- _Exercise goal_
Below is some material; set it all down exactly, apart from the pictures.

- _Given information_
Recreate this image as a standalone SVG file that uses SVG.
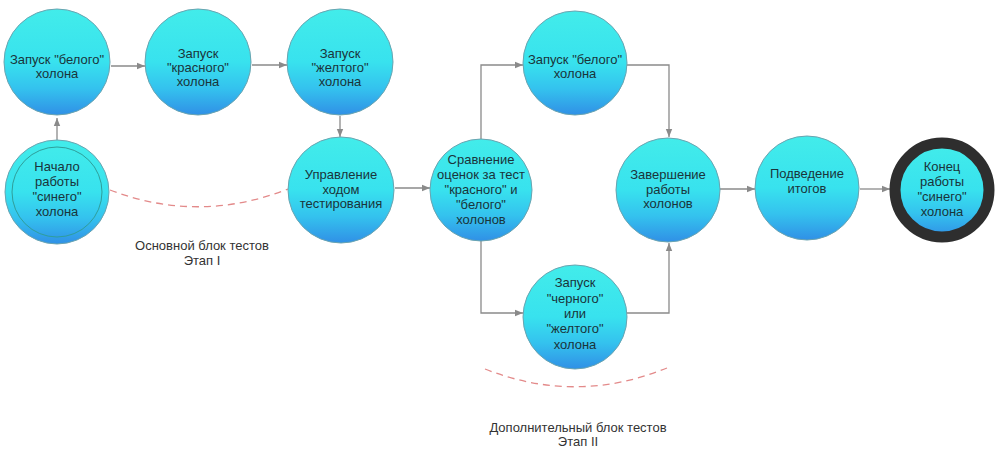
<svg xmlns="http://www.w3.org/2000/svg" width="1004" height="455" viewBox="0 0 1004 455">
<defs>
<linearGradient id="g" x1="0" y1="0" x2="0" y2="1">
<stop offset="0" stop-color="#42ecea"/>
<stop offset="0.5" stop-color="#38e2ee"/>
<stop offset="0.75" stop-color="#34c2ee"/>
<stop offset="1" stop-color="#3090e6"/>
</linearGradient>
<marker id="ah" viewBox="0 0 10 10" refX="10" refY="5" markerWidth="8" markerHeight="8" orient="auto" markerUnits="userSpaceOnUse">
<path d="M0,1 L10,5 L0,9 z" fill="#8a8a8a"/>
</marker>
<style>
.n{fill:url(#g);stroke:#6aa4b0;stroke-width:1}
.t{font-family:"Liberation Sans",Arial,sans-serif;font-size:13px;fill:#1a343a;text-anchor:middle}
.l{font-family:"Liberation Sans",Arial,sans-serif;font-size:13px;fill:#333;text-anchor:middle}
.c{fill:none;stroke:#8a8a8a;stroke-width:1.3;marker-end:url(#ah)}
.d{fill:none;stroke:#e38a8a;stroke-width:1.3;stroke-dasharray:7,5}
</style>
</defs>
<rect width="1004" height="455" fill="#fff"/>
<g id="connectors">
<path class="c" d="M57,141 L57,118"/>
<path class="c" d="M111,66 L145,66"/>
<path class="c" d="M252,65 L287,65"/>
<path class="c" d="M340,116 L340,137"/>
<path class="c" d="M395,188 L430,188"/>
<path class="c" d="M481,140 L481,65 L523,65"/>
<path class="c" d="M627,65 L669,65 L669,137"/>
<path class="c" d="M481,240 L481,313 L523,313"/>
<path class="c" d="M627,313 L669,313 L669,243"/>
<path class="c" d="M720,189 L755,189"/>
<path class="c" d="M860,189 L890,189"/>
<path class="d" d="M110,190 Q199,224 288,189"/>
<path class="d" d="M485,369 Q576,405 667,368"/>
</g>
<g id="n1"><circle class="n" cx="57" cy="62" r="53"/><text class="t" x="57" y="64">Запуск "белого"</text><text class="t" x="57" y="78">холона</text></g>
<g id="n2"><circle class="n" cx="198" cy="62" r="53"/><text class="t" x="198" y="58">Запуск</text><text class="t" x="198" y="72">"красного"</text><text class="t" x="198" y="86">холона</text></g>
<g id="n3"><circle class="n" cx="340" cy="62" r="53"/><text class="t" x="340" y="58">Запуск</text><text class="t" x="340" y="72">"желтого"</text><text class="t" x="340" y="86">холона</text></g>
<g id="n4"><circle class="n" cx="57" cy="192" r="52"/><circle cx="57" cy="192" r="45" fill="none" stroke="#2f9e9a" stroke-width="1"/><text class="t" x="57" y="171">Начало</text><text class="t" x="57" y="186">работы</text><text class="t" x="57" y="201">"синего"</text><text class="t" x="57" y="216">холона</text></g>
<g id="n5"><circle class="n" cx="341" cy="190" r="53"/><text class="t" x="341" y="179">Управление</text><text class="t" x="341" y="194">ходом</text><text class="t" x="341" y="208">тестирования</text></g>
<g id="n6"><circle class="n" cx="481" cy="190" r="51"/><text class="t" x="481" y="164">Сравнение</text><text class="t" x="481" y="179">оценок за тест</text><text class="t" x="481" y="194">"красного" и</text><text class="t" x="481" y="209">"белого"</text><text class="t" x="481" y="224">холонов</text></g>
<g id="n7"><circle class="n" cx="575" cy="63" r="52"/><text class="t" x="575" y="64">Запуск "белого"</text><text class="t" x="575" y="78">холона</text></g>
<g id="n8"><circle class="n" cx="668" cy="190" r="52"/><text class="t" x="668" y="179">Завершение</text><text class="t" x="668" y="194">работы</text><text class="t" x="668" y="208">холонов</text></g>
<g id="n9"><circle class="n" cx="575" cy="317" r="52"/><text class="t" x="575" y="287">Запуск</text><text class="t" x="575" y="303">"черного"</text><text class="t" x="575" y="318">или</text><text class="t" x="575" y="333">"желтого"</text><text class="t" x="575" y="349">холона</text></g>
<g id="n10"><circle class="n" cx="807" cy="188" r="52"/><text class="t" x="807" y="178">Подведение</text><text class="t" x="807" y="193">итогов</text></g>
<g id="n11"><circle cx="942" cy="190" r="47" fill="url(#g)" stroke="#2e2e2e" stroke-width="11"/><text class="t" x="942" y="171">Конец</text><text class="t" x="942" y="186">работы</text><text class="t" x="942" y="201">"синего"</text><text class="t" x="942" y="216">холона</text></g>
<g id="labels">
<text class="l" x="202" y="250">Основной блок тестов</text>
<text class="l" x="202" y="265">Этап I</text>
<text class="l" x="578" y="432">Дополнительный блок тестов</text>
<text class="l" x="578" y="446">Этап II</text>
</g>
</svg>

- _Output_
Recreate this image as a standalone SVG file that uses SVG.
<svg xmlns="http://www.w3.org/2000/svg" width="1004" height="455" viewBox="0 0 1004 455">
<defs>
<linearGradient id="g" x1="0" y1="0" x2="0" y2="1">
<stop offset="0" stop-color="#42ecea"/>
<stop offset="0.5" stop-color="#38e2ee"/>
<stop offset="0.75" stop-color="#34c2ee"/>
<stop offset="1" stop-color="#3090e6"/>
</linearGradient>
<marker id="ah" viewBox="0 0 10 10" refX="10" refY="5" markerWidth="8" markerHeight="8" orient="auto" markerUnits="userSpaceOnUse">
<path d="M0,1 L10,5 L0,9 z" fill="#8a8a8a"/>
</marker>
<style>
.n{fill:url(#g);stroke:#6aa4b0;stroke-width:1}
.t{font-family:"Liberation Sans",Arial,sans-serif;font-size:13px;fill:#1a343a;text-anchor:middle}
.l{font-family:"Liberation Sans",Arial,sans-serif;font-size:13px;fill:#333;text-anchor:middle}
.c{fill:none;stroke:#8a8a8a;stroke-width:1.3;marker-end:url(#ah)}
.d{fill:none;stroke:#e38a8a;stroke-width:1.3;stroke-dasharray:7,5}
</style>
</defs>
<rect width="1004" height="455" fill="#fff"/>
<g id="connectors">
<path class="c" d="M57,141 L57,118"/>
<path class="c" d="M111,66 L145,66"/>
<path class="c" d="M252,65 L287,65"/>
<path class="c" d="M340,116 L340,137"/>
<path class="c" d="M395,188 L430,188"/>
<path class="c" d="M481,140 L481,65 L523,65"/>
<path class="c" d="M627,65 L669,65 L669,137"/>
<path class="c" d="M481,240 L481,313 L523,313"/>
<path class="c" d="M627,313 L669,313 L669,243"/>
<path class="c" d="M720,189 L755,189"/>
<path class="c" d="M860,189 L890,189"/>
<path class="d" d="M110,190 Q199,224 288,189"/>
<path class="d" d="M485,369 Q576,405 667,368"/>
</g>
<g id="n1"><circle class="n" cx="57" cy="62" r="53"/><text class="t" x="57" y="64">Запуск "белого"</text><text class="t" x="57" y="78">холона</text></g>
<g id="n2"><circle class="n" cx="198" cy="62" r="53"/><text class="t" x="198" y="58">Запуск</text><text class="t" x="198" y="72">"красного"</text><text class="t" x="198" y="86">холона</text></g>
<g id="n3"><circle class="n" cx="340" cy="62" r="53"/><text class="t" x="340" y="58">Запуск</text><text class="t" x="340" y="72">"желтого"</text><text class="t" x="340" y="86">холона</text></g>
<g id="n4"><circle class="n" cx="57" cy="192" r="52"/><circle cx="57" cy="192" r="45" fill="none" stroke="#2f9e9a" stroke-width="1"/><text class="t" x="57" y="171">Начало</text><text class="t" x="57" y="186">работы</text><text class="t" x="57" y="201">"синего"</text><text class="t" x="57" y="216">холона</text></g>
<g id="n5"><circle class="n" cx="341" cy="190" r="53"/><text class="t" x="341" y="179">Управление</text><text class="t" x="341" y="194">ходом</text><text class="t" x="341" y="208">тестирования</text></g>
<g id="n6"><circle class="n" cx="481" cy="190" r="51"/><text class="t" x="481" y="164">Сравнение</text><text class="t" x="481" y="179">оценок за тест</text><text class="t" x="481" y="194">"красного" и</text><text class="t" x="481" y="209">"белого"</text><text class="t" x="481" y="224">холонов</text></g>
<g id="n7"><circle class="n" cx="575" cy="63" r="52"/><text class="t" x="575" y="64">Запуск "белого"</text><text class="t" x="575" y="78">холона</text></g>
<g id="n8"><circle class="n" cx="668" cy="190" r="52"/><text class="t" x="668" y="179">Завершение</text><text class="t" x="668" y="194">работы</text><text class="t" x="668" y="208">холонов</text></g>
<g id="n9"><circle class="n" cx="575" cy="317" r="52"/><text class="t" x="575" y="287">Запуск</text><text class="t" x="575" y="303">"черного"</text><text class="t" x="575" y="318">или</text><text class="t" x="575" y="333">"желтого"</text><text class="t" x="575" y="349">холона</text></g>
<g id="n10"><circle class="n" cx="807" cy="188" r="52"/><text class="t" x="807" y="178">Подведение</text><text class="t" x="807" y="193">итогов</text></g>
<g id="n11"><circle cx="942" cy="190" r="47" fill="url(#g)" stroke="#2e2e2e" stroke-width="11"/><text class="t" x="942" y="171">Конец</text><text class="t" x="942" y="186">работы</text><text class="t" x="942" y="201">"синего"</text><text class="t" x="942" y="216">холона</text></g>
<g id="labels">
<text class="l" x="202" y="250">Основной блок тестов</text>
<text class="l" x="202" y="265">Этап I</text>
<text class="l" x="578" y="432">Дополнительный блок тестов</text>
<text class="l" x="578" y="446">Этап II</text>
</g>
</svg>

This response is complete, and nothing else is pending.